En el valle del Yaak, en Montana, viven apenas treinta personas y un número indeterminado de osos, lobos, coyotes, pumas, alces… Un lugar sin duda salvaje y remoto. De hecho, allí la mayoría de las casas carecen de electricidad o teléfono. Para sus habitantes, sin embargo, eso no parece ser un problema. Son leñadores, tramperos, guías de caza, domadores de caballos, tejedores de atrapasueños, veteranos de Vietnam, un payaso de rodeos jubilado… También hay un par de fugitivos, aunque quizás, de un modo u otro, todos lo sean: todos han llegado hasta allí huyendo de algo y aquel aislamiento los hace sentir seguros.

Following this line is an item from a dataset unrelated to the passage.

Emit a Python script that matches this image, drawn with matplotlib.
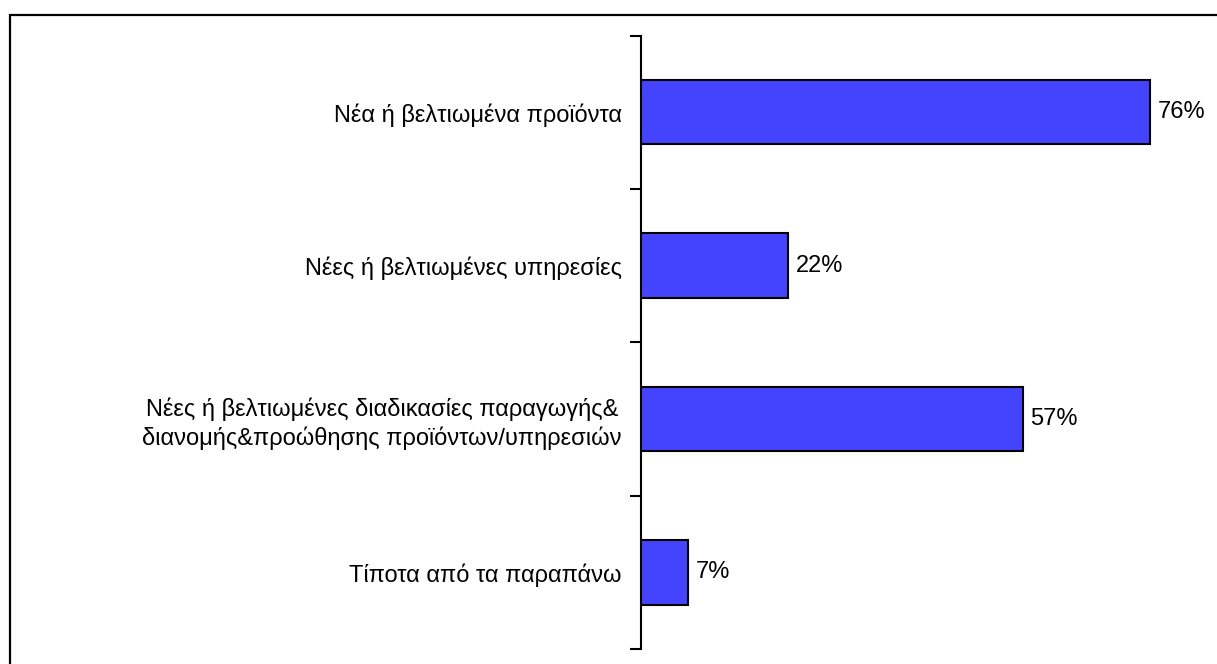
import matplotlib.pyplot as plt
from matplotlib.patches import Rectangle

plt.rcParams['font.family'] = ['Liberation Sans', 'DejaVu Sans']

categories = [
    "Νέα ή βελτιωμένα προϊόντα",
    "Νέες ή βελτιωμένες υπηρεσίες",
    "Νέες ή βελτιωμένες διαδικασίες παραγωγής&\nδιανομής&προώθησης προϊόντων/υπηρεσιών",
    "Τίποτα από τα παραπάνω",
]
values = [76, 22, 57, 7]
value_labels = [f"{v}%" for v in values]

fig = plt.figure(figsize=(12.17, 6.64), dpi=100)
ax = fig.add_axes([0.5267, 0.0226, 0.4403, 0.9238])

n = len(categories)
pos = list(range(n))
bars = ax.barh(pos, values, height=0.42, color='#4444ff',
               edgecolor='black', linewidth=1.5, zorder=3)

for bar, lab in zip(bars, value_labels):
    ax.text(bar.get_width() + 1.15, bar.get_y() + bar.get_height() / 2, lab,
            va='center', ha='left', fontsize=17, color='black')

ax.set_xlim(0, 80)
ax.set_ylim(n - 0.5, -0.5)

# boundary ticks on the axis line, labels centred on each bar
ax.set_yticks([i - 0.5 for i in range(n + 1)])
ax.set_yticklabels([])
ax.tick_params(axis='y', which='major', length=8, width=1.5, direction='out')
ax.set_yticks(pos, minor=True)
ax.set_yticklabels(categories, minor=True, fontsize=17,
                   multialignment='center', linespacing=1.25)
ax.tick_params(axis='y', which='minor', length=0, pad=14)

ax.set_xticks([])
for side in ['top', 'right', 'bottom']:
    ax.spines[side].set_visible(False)
ax.spines['left'].set_linewidth(1.5)

# outer border, running off the right and bottom edges
fig.patches.append(Rectangle((10 / 1217, -0.1), 1.2, 1 - 15 / 664 + 0.1,
                             transform=fig.transFigure, fill=False,
                             edgecolor='black', linewidth=1.6))

fig.savefig('out.png', dpi=100)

Desde el primer instante, Rick Bass y su mujer se ven irremediablemente atraídos por aquella realidad indómita. Y deciden rendirse a su silencio y a su misterio, encarnados en la lenta e imperturbable caída de la nieve, que parece ralentizar el tiempo y ofrecer perdón para todas las culpas. Alquilan una casa, conocen a los excéntricos habitantes del valle, se emborrachan en el Dirty Shame y empiezan a prepararse para el invierno: algo que en su Texas natal nunca han vivido, menos aún a treinta grados bajo cero y sin más tecnología que una lámpara de aceite, una motosierra y una chimenea. Él comienza a escribir, a relatar su cita y su encuentro con el invierno, con ese paisaje blanco, ingobernable y feroz que reclama de manera incansable vidas para seguir avanzando. Pronto recuerda aquella vieja historia que contaba un aventurero a las gentes de la ciudad: en Yellowstone el frío era tal que a los tramperos las palabras se les congelaban según salían de sus bocas, y debían recogerlas, guardarlas cuidadosamente y colocarlas ante el fuego por la noche, para ensartarlas en frases y saber lo que se habían dicho durante el día. Eso hace también Rick Bass.
Ahora que nuestro invierno es cada vez menos invierno, que su belleza es cada vez más frágil y esquiva, este libro se presenta como un canto poderoso al níveo secreto del Gran Frío.